Former Assembly Majority Leader Albert S. Burstein, one of the most intellectually gifted legislators of his era, passed away on December 27. He was 96.
A Jersey City native who had served as executive director and counsel to the Jersey City Charter Commission in 1959.
He lost a bid for the Tenafly Borough Council in 1969.
Burstein was elected to the State Assembly in 1971 to represent a newly-drawn eastern-Bergen County district anchored by Englewood, Fort Lee, Teaneck.
A Democratic screening committee chose Burstein and running mate Byron Baer over former Fort Lee Board of Education President Abraham Safro, Cresskill Democratic Municipal Chairman Charles Dadaian, and Michael Silver, who had lost a bid for East Bergen Assembly District Chairman in 1969.
Baer ran 327 votes ahead of Burstein, who defeated Bergenfield Mayor Charles (Bill) O’Dowd by 2,332 votes. Tenafly councilman Ken Bloom finished fourth.
Burstein immediately emerged as a legislative leader. A month after the election, he was named to lead the three-member Bergen County Democratic delegation to the New Jersey Legislature.
When a group of four Assembly Democrats threatened to defect from 40-39 majority to elect Republican Thomas Kean as speaker, Burstein led a fight within the Democratic caucus to stand firm with their candidate for speaker, S. Howard Woodson (D-Trenton) and refused to make a deal that would make David Friedland (D-Jersey City) the new speaker in exchange for a Democratic majority.
Legislative districts were again redrawn in 1973, creating the new 37th district. Democrats ran Matthew Feldman, the Bergen County Democratic Chairman who had served as a state senator from 1966 to 1968, against incumbent State Sen. Joseph Woodcock (R-Cliffside Park), while Burstein and Baer sought second terms in the Assembly.
In a rematch with O’Dowd in 1973, Burstein won by 14,122 votes. Feldman ousted Woodcock by 11,166 votes, a 59%-41% margin.
Burstein was an ally of Gov. Brendan Byrne during the eight years their terms overlapped.
In 1975, Burstein faced a challenge from Dennis Meehan, who had been elected to the Edgewater Board of Education one year earlier at age 29. His older brother, Francis Meehan, was the mayor of Edgewater.
Burstein outpolled Meehan by 5,235 votes. Englewood councilman Jerry Hersch finished fourth, running 7,937 votes behind Baer.
He sought the Democratic nomination for Congress in 1978, but lost the Democratic primary to Nicholas Mastorelli, the executive director of the North Hudson Council of Mayors, by a 51%-43% margin.
Burstein was elected Assembly Majority Leader after the 1976 election, but was defeated in his bid for re-election to the post by Alan Karcher after the 1979 elections.

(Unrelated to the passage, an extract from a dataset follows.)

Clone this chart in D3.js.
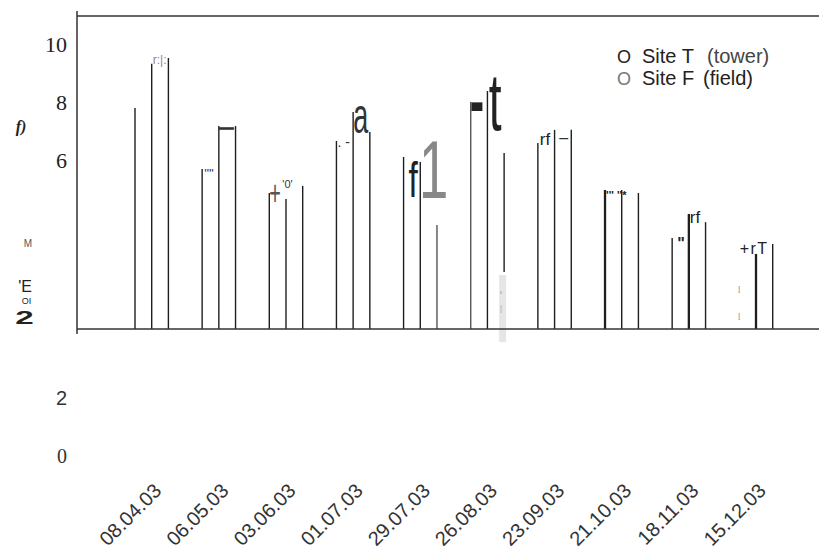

He lost by four votes.
He announced in February 1981 that he would not seek re-election to a sixth term in the Assembly. He was replaced by Bennett Mazur, a former three-term Bergen County freeholder.
Burstein continue to practice law, eventually joining the Archer law firm. He served as a commissioner of the New Jersey Election Law Enforcement Commission until he was in his eighties.
Born November 22, 1922 in Jersey City, Burstein served in the U.S. Army during World War II and received his law degree from Columbia University.
“He was a friend, a predecessor in the legislature, a mentor, and an all-around magnificent man,” Senate Majority Leader Loretta Weinberg (D-Teaneck) said on her Facebook page. “He remained active in his community right up to the end.”
Funeral services for Burstein will be held at Temple Sinai in Tenafly at 12:45 PM on Sunday.